(Trinidad Express) Finance Minister Larry Howai said yesterday that once negotiations with CLICO policyholders and shareholders are complete, the government will move to consider all its options to recoup the nearly TT$20 billion of taxpayers’ money it shelled out to save the failed insurance giant.
Howai announced on Monday during his Budget presentation that he had added the CLICO debt to the country’s overall debt, increasing the debt-to-GDP level from about TT$38 billion to TT$46 billion. He had said the CLICO/Hindu Credit Union issue had dragged on for too long, and intended to bring matters to a close by the end of this year.

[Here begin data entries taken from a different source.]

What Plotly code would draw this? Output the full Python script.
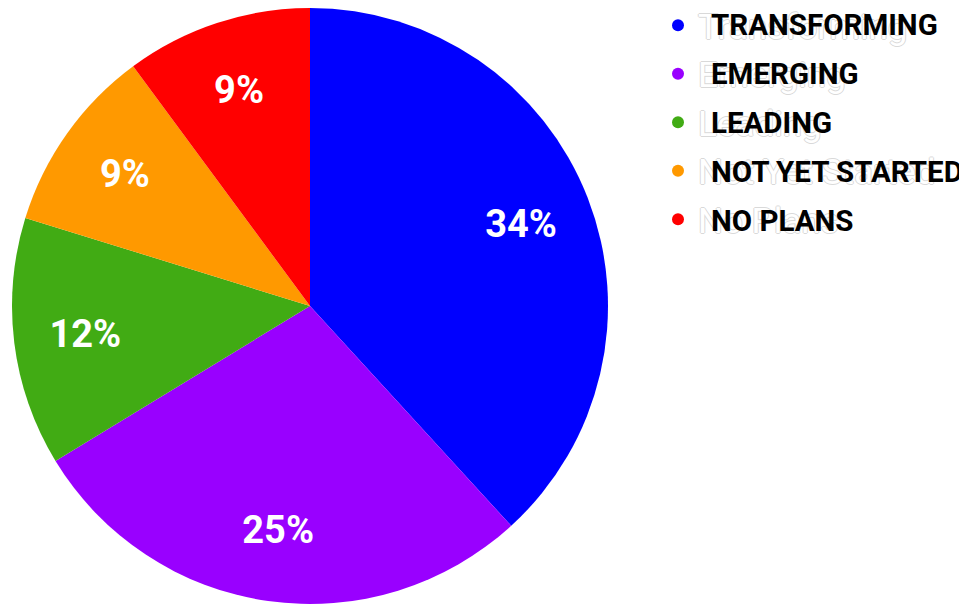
import plotly.graph_objects as go

labels = ["Transforming", "Emerging", "Leading", "Not Yet Started", "No Plans"]
values = [34, 25, 12, 9, 9]
colors = ["#0000FF", "#9900FF", "#41AB14", "#FF9900", "#FF0000"]

W, H = 967, 604
OFF = 8  # page body margin of the browser
dom = dict(x=[0, 604/W], y=[8/H, 1])

fig = go.Figure()
# coloured pie
fig.add_trace(go.Pie(
    labels=labels, values=values, sort=False, direction="clockwise", rotation=0,
    marker=dict(colors=colors, line=dict(width=0)),
    textinfo="none", domain=dom, showlegend=False, hoverinfo="skip",
))
# transparent ring carrying the percentage labels
fig.add_trace(go.Pie(
    labels=labels, values=values, sort=False, direction="clockwise", rotation=0, hole=0.52,
    marker=dict(colors=["rgba(0,0,0,0)"]*len(values), line=dict(width=0)),
    texttemplate="%{value}%", textposition="inside", insidetextorientation="horizontal",
    textfont=dict(family="Roboto", size=38, color="white", weight="bold"),
    domain=dom, showlegend=False, hoverinfo="skip",
))

ghost = "1px 0 #d9d9d9, -1px 0 #d9d9d9, 0 1px #d9d9d9, 0 -1px #d9d9d9"
for lab, col in zip(labels, colors):
    fig.add_trace(go.Scatter(x=[None], y=[None], mode="markers", name=lab,
                             marker=dict(color=col, size=12), showlegend=True))

fig.update_layout(
    width=W, height=H, margin=dict(l=0, r=0, t=0, b=0, autoexpand=False),
    paper_bgcolor="white", plot_bgcolor="white",
    xaxis=dict(visible=False), yaxis=dict(visible=False),
    legend=dict(x=650/W, y=1 + (OFF + 4)/H, xanchor="left", yanchor="top",
                font=dict(family="Roboto", size=35, color="white", shadow=ghost),
                bgcolor="rgba(0,0,0,0)"),
)

for i, lab in enumerate(labels):
    fig.add_annotation(text=lab.upper(), xref="paper", yref="paper",
                       x=(711 - OFF - 2)/W, y=1 - (25 + 49*i - OFF)/H, xanchor="left", yanchor="middle",
                       showarrow=False,
                       font=dict(family="Roboto", size=29.5, color="black", weight="bold"))

fig.write_html("out.html")
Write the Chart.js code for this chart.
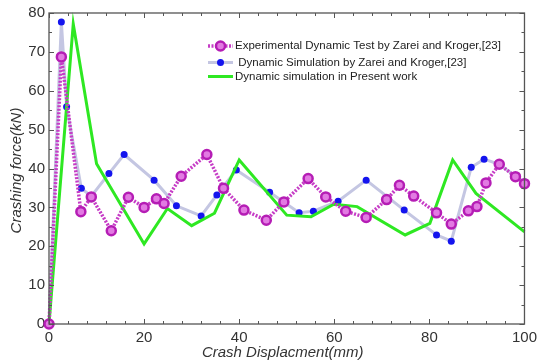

When the CLICO Invest-ment Fund begins trading on the local stock exchange next January he had said, that action would bring the CLICO matter to an end.
Speaking during the American Chamber of Commerce (AmCham) annual post-budget breakfast meeting yesterday at the Hilton Trinidad, Howai said once the arrangements can be properly negotiated with the Executive Flexible Premium Annuity holders and other CL Financial shareholders, he would “certainly consider” all the options of divestment or sale (of CLF assets) to local companies to recoup funds put out by the Government. “This will then help us to reduce our debt-to-GDP level,” he said.
Howai’s statement was in response to ANSA McAL chief operating officer Gerry Brooks’ query of whether the Government would consider local and regional companies when considering divesting CLF assets.
CLF assets include Angos-tura, TruValu Supermarkets, the HCL Group of Companies and Health Net, as well as CLICO and British American Insurance Company.